I created a little project that allows remote usage of multiple SIM cards as a
Software-SIM on MTK based Android phones. Forward the commands via TCP from a
modified Baseband-firmware. This means you could e.g. have multiple SIM cards
for your business trip without changing the card in your phone. Also malicious
people could steal your SIM authentication if you use a vulnerable Android
phone and use it:

[https://www.youtube.com/watch?v=V6_mZyQdEuU](https://www.youtube.com/watch?v=V6_mZyQdEuU)

[https://github.com/shadowsim/shadowsim](https://github.com/shadowsim/shadowsim)

------
Evolved
I pay $176/month for 3 lines with AT&T and all 3 lines still have the
unlimited data @$30/month on them. I can buy 3 subsidized iphone 6s for
$600+tax total ($200 each) or I can buy them each at $650. The price per month
works out to about $27/month per phone. Will AT&T knock $27 off per month per
phone if I buy them outright? The answer is no. I've talked to supervisor
after supervisor about it and there is no discount if I upgrade and buy the
phone outright up front. So I ask, where's the incentive?

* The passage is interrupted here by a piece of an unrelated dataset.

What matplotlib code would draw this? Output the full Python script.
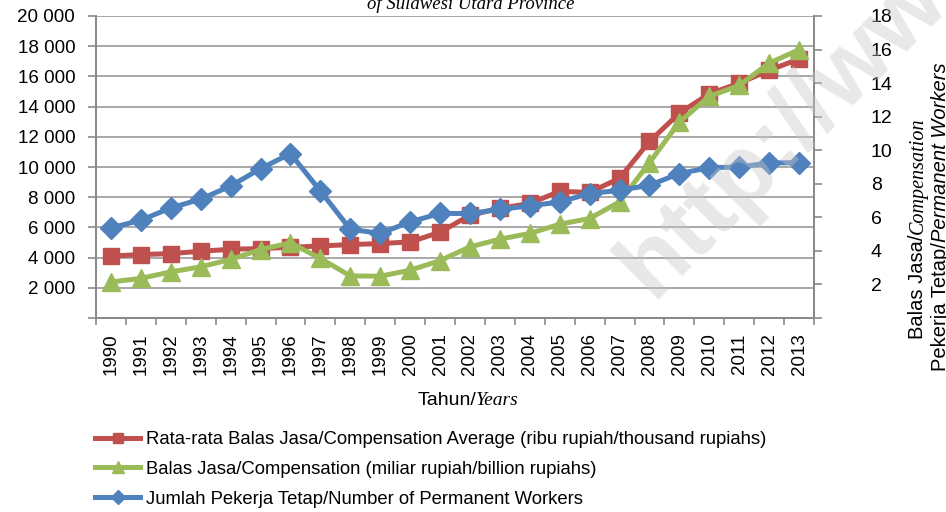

AT&T is by no means perfect but given all the traveling I've done and my
experiences with Verizon and T-Mobile (never tried Sprint) I've found that
AT&T and Verizon are interchangeable and T-Mobile is not quite on the same
level.

I know my rate plan hasn't become more expensive when I upgrade so how can I
expect that it will become cheaper if I bring my own device?

------
akandiah
The concept is called multi-IMSI. It's been possible to do this for a while
now.

------
wy
This is really an interesting feature (let's say 'feature' at this moment).
Actually, in person, I do really consider this is an tremendous improvement
for any carrier-required mobile devices.

It makes mobile devices really "mobile". Customers do not have to physically
enter a local carrier store to add a new line/data-plan or transfer to another
carrier. It might save a great amount of time and efforts especially when
traveling overseas.

Hope it came to iPhone in near future. Due to the easiness of switching
carriers, hope it would help bringing down prices.

------
defen
So with this tech, how long until Apple starts offering MVNO services? And
eventually completely destroys whatever profit margins the current operators
have?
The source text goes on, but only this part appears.